I’m not naïve enough to think you don’t have to protect yourself in this world, but defense is a quiet task in its best moments, and most of what I hear is noise. It’s a self-interested, suffocating noise that can choke the critical thinking right out of someone. When you account for that, you must call out this failure to act for what it is: a rejection of responsibility and care for our fellow human beings.

Guns should be available to competent and responsible citizens like any other tool. The “bad guys” will find them regardless, but I’m talking about the good that can be done as a law-abiding gun owner. After all, irresponsible gun ownership makes sure the illegal market thrives. Whatever your stance and despite what you blame as the actual cause, I think you would agree that the shooters in Uvalde, Buffalo, and Highland Park (to name a few out of over 300 mass shootings this year alone) were neither competent nor responsible, and that’s an insulting understatement. Maybe you’re right, and a background check or red flag law wouldn’t have stopped those instances of violence, but is doing nothing at all, commonly known as the “arm everyone” approach, really the solution you want to settle on? 

Most responsible gun owners I’ve talked to favor the admittedly lukewarm legislation suggested: raising the age restriction for semi-automatic rifles to 21, expanded background checks, and red flag flaws to stop the sale of legally available guns to those with a limited capacity to be responsible. Tell me, shouldn’t the “good guy with a gun” that the NRA celebrates be able to pass a background check? You can’t be hired at most companies without a background check, let alone be allowed access to tools specifically designed to cause fatal injury. A compassionate person who wants to bear arms has nothing to fear from a background check. We, the responsible majority, want to know– What are you afraid of?
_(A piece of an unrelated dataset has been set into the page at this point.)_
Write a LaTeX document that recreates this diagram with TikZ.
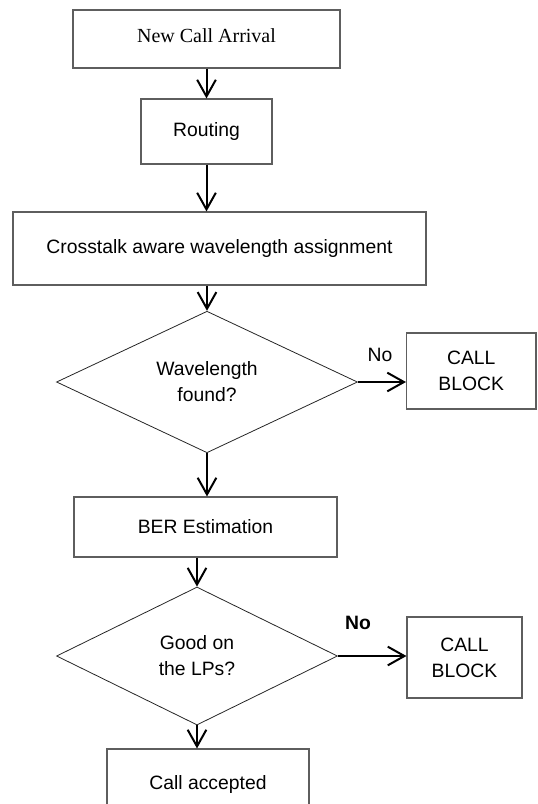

Whenever fanatics act out of selfishness and hijack the conversation on the right to bear arms, the irony is they do more damage to that right than its opponents could ever achieve. The gun owners I’ve had conversations with clearly distinguish between what they call “gun nuts” and responsible firearm owners who want to protect the second amendment. Simply put, the grossly irresponsible, namely the special interest groups and those that follow their narrative, always ruin it for everyone. 

I just checked, and there’s nothing written in our founding documents that guarantees your ability to fire over 40 rounds per minute over the safety of our fellow humans going about their daily lives, and I doubt our founding fathers ever imagined such a scenario. I abhor radical voices that stifle the conversation. Still, whenever I hear the unwillingness of these voices to engage in safer gun ownership, I must wonder where their priorities lie in other parts of their lives. When I see alarming signs of a complete lack of empathy in someone who values their trigger finger over protecting the lives of our loved ones attending school, shopping at the supermarket, or watching a parade, I really have to wonder what you hold sacred (other than guns.) Again, are you so afraid of your hypothetical boogeymen that you’re frozen in place, and it prevents you from doing the right thing?

To all gun owners and second amendment activists: I thought it went without saying, but I’m not all that surprised that I need to spell it out in today’s “post-truth” world. I challenge you to “GIVE A DAMN” and be a model, compassionate and understanding gun owner that stands for responsibility, empathy, and accountability. It’s reasonable and hardly an exaggeration to say that all of our lives and our children’s lives depend on it.